Adopting a playful pseudo-identity, the project reimagined the construction worker as the Dwelling Agent, subverting familiar aesthetics of labour through feminised workwear, red boiler suits, and ‘magical’ headgear. Construction tools were repurposed as performative objects, blending functionality with absurdity, ritual, and humour. Through play and performative gesture, the work softened authority and disrupted masculinised, extractive narratives of productivity, opening space for alternative readings of labour as attentive, relational, and caring.
Public interventions took the form of performative actions inspired by vernacular and folk practices, operating in the space between ritual and routine, the absurd and the sublime.

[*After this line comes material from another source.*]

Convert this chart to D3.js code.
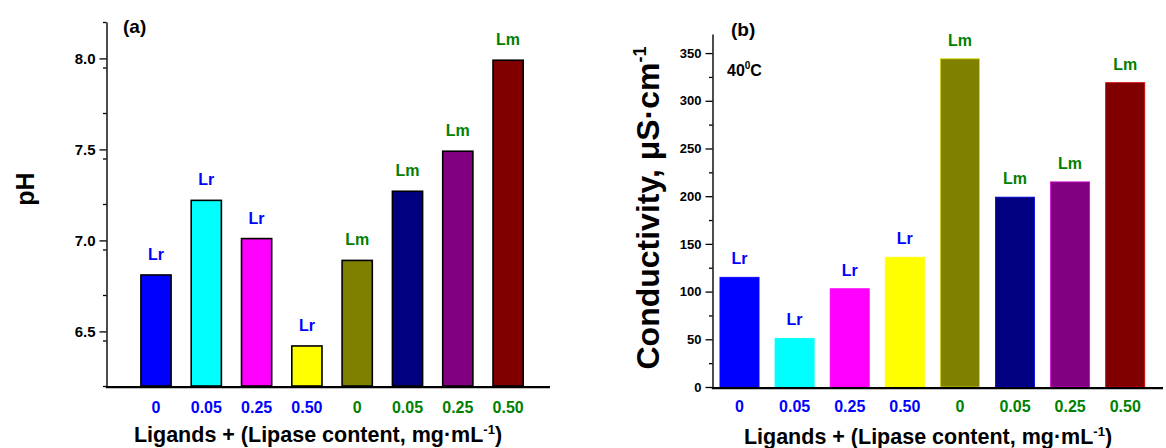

Everyday actions were transformed into moments of heightened attention, inviting reflection on how meaning is produced through repetition, presence, and embodied engagement. Public space functioned as a site of encounter, creating shared moments that invited audiences into speculative and imaginative relationships with place, labour, and collective life.

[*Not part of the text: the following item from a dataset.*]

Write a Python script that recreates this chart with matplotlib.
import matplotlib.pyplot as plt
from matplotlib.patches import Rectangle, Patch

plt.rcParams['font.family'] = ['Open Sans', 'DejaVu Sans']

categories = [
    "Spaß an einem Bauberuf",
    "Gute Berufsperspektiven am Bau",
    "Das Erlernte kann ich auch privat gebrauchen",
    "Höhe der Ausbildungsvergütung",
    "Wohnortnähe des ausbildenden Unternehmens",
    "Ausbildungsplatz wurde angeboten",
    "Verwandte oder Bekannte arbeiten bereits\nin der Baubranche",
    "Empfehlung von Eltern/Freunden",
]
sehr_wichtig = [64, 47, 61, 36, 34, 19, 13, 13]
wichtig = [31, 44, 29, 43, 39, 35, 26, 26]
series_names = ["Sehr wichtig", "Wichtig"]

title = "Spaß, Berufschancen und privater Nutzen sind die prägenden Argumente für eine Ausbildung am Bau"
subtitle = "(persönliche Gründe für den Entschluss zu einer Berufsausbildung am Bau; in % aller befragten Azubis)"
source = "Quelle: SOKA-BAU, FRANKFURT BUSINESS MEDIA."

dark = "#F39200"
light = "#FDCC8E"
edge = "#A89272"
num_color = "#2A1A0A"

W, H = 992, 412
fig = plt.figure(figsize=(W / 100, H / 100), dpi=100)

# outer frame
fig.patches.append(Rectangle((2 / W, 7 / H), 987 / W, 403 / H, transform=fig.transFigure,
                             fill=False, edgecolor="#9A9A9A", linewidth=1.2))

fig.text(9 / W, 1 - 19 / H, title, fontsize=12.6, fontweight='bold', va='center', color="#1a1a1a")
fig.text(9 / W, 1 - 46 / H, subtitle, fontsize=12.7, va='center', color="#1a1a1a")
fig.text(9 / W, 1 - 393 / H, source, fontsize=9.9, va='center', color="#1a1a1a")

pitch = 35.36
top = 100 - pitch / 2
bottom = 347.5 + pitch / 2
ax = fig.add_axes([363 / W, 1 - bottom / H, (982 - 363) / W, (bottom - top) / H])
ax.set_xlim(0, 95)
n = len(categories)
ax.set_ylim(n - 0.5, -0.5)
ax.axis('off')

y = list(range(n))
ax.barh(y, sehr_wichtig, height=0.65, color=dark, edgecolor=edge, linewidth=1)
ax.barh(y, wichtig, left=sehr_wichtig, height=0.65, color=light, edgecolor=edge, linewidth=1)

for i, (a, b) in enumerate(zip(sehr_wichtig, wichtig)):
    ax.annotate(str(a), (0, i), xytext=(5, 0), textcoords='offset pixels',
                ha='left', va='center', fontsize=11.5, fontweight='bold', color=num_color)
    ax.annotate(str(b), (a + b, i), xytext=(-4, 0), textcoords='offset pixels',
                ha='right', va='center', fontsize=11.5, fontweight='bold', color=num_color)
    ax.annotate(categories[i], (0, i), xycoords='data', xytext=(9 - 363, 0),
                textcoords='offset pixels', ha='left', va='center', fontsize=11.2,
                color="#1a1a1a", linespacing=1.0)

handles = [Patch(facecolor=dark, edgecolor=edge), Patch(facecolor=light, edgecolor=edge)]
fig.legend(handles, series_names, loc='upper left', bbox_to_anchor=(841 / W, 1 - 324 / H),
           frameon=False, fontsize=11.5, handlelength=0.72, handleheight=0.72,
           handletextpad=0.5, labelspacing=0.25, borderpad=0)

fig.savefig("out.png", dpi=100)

The Institute of Dwelling was a collaborative project by Marilyn Lennon, Colette Lewis, and Elinor Rivers (2018-2019).

Water Broadcasting Secret Station was a performative action and public intervention devised as a water divining and mapping event at The Fairfield, Skibbereen, Co. Cork, as part of the Skibbereen Arts Festival 2019. Developed in collaboration with local water diviners in West Cork, participants used metal divining rods, hazel rods, and pendulums to locate underground water, employing their bodies as antennas to tune into the earth’s hidden currents.

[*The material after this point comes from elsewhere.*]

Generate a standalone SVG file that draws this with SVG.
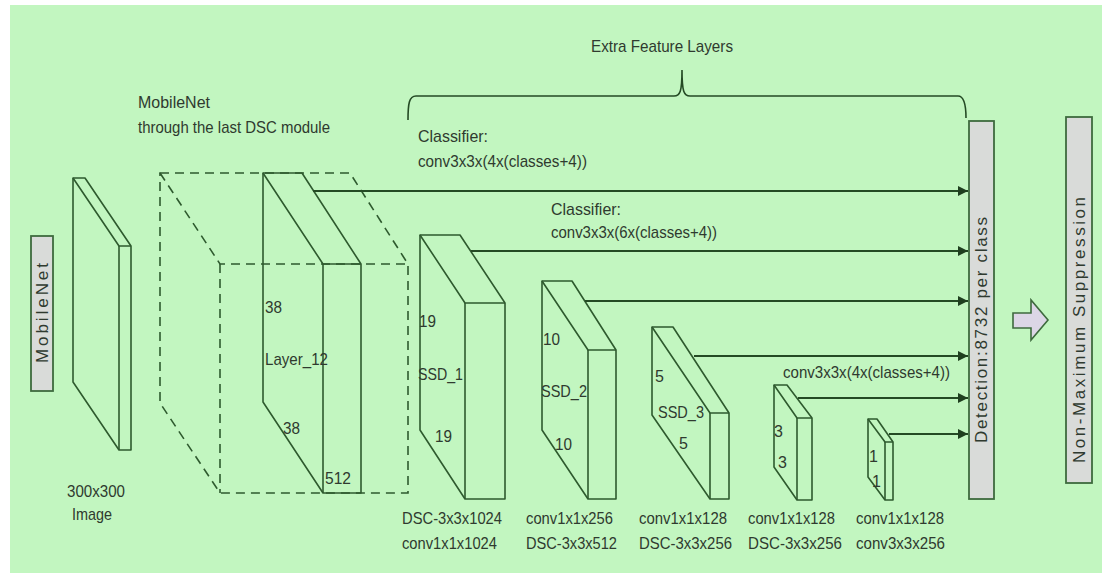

Findings were mapped through mark-making with chalk and charcoal directly onto the ground and translated into a large-scale drawing on paper. By reimagining water divining as an artistic and participatory practice, the project invited participants to engage with invisible ecological systems, blending practical, vernacular knowledge with poetic and speculative approaches. As Seamus Heaney described, the work brought “uncontrollable electric signals, water suddenly broadcasting through a green aerial its secret station.”
The work explores embodied listening, collective perception, and the ways human and nonhuman systems intersect, revealing how hidden forces shape landscapes and encouraging participants to attune to place through ritual, play, and collaborative observation.